**BRIEF**
State the number of lines that include the string "React", and write nothing else.

**AVAILABLE RECORDS**

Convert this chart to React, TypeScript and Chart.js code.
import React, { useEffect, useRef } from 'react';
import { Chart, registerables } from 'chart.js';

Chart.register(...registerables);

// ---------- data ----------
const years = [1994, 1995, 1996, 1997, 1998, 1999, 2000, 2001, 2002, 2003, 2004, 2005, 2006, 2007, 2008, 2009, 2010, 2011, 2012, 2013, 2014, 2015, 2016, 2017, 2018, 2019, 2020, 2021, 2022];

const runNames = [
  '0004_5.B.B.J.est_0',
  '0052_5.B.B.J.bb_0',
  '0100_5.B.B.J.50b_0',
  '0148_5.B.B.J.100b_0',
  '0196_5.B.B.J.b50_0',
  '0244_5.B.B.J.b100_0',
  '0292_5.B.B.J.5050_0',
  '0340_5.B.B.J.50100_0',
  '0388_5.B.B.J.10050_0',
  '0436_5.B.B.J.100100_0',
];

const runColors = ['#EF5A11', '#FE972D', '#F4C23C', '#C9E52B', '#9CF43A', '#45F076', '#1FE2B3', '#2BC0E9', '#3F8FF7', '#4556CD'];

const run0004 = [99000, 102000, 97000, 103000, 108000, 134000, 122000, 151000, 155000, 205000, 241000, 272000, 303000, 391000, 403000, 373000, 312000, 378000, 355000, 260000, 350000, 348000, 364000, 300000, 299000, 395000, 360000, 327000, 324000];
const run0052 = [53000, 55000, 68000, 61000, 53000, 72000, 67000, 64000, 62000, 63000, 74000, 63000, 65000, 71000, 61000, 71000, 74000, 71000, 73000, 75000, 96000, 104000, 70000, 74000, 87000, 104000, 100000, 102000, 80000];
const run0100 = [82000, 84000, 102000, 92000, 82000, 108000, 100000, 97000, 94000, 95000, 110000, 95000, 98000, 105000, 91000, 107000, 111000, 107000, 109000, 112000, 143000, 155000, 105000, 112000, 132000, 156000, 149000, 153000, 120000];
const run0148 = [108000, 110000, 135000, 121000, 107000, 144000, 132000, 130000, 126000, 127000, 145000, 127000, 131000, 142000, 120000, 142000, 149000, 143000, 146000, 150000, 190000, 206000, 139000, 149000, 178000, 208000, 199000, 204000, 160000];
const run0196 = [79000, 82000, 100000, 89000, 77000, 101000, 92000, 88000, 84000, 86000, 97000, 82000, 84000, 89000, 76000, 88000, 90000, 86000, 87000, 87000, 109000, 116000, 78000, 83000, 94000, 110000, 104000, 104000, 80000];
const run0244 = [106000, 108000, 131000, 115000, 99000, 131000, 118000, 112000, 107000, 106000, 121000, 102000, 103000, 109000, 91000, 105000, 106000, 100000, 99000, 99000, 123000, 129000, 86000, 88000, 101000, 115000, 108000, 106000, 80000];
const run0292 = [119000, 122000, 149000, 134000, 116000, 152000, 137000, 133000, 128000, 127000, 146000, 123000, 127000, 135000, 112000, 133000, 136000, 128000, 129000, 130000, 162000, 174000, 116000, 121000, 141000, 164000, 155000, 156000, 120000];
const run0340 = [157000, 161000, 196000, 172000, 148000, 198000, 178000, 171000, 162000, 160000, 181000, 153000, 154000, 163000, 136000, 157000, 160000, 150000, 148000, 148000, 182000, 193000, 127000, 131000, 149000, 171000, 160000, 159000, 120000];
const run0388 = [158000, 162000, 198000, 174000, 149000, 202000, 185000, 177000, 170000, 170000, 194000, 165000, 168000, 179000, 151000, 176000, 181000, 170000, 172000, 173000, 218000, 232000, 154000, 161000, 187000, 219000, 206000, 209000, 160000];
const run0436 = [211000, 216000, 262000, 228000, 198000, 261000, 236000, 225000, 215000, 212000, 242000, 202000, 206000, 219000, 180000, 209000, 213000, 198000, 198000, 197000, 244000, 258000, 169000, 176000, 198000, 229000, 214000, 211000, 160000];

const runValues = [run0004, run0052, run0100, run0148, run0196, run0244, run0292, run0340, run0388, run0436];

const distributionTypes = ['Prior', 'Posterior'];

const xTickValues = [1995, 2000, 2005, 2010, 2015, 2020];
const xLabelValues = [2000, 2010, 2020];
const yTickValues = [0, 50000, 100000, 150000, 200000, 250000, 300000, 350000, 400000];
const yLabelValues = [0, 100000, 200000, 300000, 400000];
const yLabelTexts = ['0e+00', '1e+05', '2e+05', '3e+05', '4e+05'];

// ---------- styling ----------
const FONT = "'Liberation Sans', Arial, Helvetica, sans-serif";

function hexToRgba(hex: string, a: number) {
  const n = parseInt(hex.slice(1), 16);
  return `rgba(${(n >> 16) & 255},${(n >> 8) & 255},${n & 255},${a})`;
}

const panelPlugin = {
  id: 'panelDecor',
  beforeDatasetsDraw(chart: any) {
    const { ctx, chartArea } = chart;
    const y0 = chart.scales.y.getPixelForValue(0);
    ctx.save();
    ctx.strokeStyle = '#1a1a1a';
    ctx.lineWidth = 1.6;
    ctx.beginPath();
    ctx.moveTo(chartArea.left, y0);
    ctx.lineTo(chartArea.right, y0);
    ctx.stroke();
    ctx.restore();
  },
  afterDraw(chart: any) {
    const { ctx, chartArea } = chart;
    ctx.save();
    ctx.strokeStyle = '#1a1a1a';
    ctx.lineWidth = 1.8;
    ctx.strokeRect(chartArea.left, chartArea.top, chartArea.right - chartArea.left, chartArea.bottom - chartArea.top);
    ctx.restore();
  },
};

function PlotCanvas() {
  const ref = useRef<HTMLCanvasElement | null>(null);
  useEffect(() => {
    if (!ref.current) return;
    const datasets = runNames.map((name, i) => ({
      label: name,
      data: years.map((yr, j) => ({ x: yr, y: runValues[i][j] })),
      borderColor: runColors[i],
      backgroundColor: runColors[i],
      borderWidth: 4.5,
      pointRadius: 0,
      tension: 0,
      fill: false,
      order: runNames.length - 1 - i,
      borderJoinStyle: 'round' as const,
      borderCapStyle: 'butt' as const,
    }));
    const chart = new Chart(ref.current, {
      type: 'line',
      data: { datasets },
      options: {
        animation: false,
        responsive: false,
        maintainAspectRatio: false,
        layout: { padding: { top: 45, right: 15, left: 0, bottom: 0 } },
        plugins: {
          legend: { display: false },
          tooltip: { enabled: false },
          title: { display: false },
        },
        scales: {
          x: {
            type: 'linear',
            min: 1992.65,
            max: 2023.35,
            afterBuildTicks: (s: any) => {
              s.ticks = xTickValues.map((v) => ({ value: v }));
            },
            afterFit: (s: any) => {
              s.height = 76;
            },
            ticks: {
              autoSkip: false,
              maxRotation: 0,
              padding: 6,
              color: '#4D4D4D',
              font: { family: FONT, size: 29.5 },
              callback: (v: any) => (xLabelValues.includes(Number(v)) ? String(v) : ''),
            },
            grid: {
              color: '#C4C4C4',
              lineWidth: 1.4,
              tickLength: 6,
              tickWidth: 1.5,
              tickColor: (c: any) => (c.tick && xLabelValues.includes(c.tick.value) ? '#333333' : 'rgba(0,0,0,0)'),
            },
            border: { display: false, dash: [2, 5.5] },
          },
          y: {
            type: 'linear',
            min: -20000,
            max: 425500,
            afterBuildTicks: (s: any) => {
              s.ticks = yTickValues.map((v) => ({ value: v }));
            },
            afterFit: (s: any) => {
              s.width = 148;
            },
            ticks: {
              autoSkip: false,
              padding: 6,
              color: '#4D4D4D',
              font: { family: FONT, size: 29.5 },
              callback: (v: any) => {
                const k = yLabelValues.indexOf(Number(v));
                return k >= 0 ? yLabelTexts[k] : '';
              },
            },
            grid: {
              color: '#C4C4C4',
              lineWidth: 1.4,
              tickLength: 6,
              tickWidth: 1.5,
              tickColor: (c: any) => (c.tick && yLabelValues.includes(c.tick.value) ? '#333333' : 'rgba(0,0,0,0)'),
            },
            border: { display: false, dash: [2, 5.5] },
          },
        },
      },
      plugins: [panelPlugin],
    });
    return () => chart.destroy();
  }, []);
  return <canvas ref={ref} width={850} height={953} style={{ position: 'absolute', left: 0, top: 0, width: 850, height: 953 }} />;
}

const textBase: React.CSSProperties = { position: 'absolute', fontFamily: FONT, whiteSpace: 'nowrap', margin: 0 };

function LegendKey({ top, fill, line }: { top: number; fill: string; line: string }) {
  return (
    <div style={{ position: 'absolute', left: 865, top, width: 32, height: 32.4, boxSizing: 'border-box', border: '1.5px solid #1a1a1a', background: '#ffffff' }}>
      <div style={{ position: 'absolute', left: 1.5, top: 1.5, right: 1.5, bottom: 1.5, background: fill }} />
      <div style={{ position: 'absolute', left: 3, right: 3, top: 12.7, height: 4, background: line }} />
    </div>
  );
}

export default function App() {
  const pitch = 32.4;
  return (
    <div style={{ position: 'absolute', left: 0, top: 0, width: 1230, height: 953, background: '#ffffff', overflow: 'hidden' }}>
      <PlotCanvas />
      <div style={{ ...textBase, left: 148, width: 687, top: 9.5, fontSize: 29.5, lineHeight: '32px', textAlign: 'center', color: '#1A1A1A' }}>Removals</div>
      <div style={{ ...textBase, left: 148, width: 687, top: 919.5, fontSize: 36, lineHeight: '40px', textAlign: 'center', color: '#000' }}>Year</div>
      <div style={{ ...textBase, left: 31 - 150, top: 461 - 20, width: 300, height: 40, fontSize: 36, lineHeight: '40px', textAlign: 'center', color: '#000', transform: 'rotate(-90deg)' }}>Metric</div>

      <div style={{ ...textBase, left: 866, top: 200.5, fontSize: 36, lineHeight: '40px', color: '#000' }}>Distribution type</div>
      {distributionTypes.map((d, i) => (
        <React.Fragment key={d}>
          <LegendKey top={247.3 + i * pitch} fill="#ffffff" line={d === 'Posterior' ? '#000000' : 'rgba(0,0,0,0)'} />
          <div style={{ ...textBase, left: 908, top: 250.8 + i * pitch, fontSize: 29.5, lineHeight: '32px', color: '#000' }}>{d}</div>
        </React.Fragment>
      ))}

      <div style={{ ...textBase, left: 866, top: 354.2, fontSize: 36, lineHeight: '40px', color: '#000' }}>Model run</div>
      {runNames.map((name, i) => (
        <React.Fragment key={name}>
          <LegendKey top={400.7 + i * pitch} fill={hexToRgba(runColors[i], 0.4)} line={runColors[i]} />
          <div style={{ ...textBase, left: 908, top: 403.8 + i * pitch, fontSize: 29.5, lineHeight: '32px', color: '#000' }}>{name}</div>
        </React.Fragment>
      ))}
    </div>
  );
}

--

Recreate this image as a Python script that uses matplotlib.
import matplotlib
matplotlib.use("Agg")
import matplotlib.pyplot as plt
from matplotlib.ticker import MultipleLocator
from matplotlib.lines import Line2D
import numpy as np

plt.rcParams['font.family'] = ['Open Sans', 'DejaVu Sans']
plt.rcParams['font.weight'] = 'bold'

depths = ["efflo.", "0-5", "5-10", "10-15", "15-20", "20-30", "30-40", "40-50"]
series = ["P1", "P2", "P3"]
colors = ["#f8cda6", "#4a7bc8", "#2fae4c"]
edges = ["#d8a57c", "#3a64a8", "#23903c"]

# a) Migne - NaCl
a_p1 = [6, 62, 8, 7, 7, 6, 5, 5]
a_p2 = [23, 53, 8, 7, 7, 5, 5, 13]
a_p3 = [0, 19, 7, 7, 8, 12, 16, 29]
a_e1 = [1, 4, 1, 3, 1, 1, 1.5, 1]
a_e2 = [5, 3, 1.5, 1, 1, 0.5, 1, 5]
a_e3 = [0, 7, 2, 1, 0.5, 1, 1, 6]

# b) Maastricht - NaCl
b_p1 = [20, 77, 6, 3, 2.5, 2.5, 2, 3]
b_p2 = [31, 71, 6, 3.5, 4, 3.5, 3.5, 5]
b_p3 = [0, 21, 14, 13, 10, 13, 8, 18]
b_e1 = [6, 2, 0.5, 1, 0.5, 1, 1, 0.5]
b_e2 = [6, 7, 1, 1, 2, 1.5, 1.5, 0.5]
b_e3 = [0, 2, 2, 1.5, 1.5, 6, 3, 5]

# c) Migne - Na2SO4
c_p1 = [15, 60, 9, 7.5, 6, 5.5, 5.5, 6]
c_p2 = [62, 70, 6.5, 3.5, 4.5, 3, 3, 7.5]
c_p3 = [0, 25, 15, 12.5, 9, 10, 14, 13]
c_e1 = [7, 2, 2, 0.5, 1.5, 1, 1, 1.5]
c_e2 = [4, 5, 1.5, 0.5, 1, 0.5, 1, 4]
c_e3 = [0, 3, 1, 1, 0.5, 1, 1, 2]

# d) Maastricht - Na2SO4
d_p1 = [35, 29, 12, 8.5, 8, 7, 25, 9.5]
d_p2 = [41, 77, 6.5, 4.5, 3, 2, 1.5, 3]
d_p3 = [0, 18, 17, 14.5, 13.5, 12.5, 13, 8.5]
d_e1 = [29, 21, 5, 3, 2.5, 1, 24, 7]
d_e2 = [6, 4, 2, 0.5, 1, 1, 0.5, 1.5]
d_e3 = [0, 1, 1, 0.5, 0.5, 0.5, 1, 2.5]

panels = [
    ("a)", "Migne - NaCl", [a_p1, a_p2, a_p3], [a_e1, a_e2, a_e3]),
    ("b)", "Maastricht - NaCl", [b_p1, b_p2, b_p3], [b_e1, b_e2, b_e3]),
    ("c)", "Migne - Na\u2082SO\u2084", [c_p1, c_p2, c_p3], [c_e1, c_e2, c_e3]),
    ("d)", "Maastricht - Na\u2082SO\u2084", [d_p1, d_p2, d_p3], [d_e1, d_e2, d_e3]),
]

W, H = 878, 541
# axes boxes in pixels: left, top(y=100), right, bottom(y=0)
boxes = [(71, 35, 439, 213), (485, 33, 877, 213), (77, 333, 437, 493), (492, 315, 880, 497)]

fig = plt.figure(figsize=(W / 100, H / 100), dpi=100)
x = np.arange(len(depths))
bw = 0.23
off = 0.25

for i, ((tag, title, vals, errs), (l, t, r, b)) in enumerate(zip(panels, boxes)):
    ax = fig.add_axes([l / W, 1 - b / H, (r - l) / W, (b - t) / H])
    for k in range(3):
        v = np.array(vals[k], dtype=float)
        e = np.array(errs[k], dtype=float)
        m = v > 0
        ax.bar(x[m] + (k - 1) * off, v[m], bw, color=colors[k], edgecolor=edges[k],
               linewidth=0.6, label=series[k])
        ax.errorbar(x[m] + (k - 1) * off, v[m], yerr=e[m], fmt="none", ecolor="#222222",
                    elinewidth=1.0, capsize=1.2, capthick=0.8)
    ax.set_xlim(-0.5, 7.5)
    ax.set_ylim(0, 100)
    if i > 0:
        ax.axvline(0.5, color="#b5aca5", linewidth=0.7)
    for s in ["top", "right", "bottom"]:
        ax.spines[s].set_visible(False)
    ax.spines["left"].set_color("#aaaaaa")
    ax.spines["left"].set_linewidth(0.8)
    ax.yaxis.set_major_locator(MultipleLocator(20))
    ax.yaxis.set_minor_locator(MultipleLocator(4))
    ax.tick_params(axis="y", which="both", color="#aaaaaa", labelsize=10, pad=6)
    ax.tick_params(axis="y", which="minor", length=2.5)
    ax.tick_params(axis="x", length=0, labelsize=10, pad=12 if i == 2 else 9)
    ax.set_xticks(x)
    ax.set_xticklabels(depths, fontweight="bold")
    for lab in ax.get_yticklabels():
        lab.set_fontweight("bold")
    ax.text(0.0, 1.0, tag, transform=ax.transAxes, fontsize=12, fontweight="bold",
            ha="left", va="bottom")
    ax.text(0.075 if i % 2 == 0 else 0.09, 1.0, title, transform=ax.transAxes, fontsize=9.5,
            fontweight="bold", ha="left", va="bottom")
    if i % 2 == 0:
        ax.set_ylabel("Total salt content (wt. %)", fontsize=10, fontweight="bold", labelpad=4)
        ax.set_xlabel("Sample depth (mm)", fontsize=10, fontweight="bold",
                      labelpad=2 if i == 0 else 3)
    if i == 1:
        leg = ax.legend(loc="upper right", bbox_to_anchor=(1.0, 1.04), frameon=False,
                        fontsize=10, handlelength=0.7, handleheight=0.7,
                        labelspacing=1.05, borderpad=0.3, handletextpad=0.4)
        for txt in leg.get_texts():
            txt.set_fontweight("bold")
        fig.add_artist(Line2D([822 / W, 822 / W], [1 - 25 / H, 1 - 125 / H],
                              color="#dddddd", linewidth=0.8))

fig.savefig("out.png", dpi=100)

--

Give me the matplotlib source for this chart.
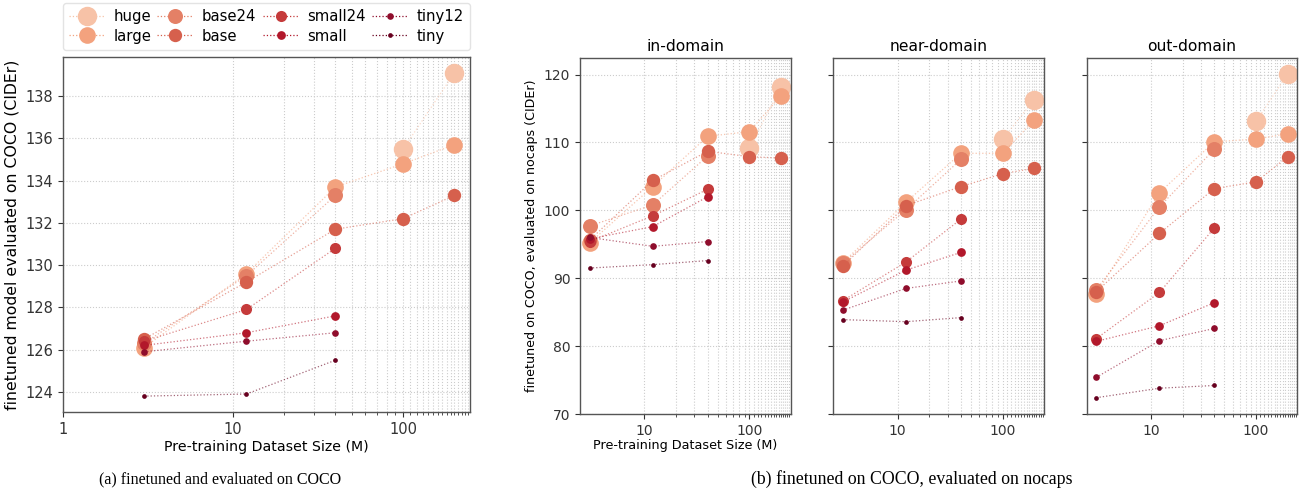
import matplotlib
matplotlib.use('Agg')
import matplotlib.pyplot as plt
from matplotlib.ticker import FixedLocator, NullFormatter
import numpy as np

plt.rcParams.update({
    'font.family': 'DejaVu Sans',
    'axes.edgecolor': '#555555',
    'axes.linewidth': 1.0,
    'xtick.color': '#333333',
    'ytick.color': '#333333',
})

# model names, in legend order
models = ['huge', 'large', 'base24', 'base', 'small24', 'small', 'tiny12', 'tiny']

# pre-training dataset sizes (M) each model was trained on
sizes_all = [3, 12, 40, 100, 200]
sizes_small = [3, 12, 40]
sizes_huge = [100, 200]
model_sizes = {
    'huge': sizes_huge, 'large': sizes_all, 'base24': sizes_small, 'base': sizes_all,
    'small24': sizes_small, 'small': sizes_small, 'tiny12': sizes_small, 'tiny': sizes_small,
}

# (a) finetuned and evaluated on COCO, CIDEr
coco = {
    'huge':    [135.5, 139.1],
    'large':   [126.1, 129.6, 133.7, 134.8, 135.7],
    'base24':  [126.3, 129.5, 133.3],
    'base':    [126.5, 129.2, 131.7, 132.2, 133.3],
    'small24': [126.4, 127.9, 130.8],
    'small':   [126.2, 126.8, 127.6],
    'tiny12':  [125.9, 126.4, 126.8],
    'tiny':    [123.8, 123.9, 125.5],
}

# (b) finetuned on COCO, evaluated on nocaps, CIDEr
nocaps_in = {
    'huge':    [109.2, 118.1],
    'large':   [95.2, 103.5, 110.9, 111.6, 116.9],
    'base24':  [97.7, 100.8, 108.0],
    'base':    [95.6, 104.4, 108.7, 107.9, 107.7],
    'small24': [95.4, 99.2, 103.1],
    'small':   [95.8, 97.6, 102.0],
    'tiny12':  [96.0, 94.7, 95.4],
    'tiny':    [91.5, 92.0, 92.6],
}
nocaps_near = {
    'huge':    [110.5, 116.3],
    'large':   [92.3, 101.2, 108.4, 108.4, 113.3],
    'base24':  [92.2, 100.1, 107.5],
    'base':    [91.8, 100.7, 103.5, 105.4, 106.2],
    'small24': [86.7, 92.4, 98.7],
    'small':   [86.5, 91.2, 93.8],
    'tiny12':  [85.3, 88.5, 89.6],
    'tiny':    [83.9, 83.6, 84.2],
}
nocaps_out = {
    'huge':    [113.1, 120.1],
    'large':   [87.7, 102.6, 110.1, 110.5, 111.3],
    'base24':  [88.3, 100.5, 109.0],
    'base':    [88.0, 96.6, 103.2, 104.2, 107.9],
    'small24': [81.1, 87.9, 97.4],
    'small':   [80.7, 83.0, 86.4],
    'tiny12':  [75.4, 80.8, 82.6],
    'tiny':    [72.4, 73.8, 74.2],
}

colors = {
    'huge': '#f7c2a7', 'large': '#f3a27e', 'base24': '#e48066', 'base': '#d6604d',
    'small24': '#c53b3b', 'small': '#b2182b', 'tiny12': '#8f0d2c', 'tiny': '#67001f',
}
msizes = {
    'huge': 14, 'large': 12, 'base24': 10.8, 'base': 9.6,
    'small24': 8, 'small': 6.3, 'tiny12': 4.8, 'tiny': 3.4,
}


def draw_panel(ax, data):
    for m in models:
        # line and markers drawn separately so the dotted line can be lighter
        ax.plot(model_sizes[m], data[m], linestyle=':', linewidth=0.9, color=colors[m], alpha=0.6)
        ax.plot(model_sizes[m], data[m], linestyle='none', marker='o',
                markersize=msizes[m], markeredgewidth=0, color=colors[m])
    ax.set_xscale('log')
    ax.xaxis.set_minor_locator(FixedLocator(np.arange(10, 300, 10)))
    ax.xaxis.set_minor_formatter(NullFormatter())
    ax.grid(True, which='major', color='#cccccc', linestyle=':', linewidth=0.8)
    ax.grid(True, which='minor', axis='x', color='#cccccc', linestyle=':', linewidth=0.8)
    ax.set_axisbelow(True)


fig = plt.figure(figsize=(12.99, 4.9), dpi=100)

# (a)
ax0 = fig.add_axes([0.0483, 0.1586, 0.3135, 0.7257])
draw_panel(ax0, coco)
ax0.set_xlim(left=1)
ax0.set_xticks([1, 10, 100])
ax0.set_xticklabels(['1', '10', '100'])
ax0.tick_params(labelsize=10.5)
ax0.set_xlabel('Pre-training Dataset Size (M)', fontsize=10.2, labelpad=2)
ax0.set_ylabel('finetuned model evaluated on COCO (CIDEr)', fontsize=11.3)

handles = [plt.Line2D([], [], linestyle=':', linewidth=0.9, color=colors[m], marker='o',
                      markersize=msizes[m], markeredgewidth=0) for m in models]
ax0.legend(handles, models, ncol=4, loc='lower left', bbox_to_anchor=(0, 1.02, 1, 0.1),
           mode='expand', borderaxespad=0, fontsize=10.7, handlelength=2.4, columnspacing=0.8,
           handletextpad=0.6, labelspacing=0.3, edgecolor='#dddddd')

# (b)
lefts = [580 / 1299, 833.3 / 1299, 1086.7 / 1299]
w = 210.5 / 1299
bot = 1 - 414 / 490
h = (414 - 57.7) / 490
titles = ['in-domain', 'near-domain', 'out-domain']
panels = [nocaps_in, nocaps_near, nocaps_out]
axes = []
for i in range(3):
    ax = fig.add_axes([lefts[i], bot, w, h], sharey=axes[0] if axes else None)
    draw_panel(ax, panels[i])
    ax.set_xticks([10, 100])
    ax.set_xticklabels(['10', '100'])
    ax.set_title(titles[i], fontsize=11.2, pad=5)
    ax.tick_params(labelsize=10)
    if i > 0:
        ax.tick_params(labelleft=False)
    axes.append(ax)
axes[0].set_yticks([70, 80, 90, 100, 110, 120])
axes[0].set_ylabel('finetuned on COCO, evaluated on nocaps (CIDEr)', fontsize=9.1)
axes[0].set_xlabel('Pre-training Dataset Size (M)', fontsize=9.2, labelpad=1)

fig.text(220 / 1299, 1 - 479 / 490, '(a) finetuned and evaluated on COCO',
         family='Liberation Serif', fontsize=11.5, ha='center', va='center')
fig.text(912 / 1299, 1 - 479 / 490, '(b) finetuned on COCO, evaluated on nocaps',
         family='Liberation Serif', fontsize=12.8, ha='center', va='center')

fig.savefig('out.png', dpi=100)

**EXERCISE RESPONSE**
7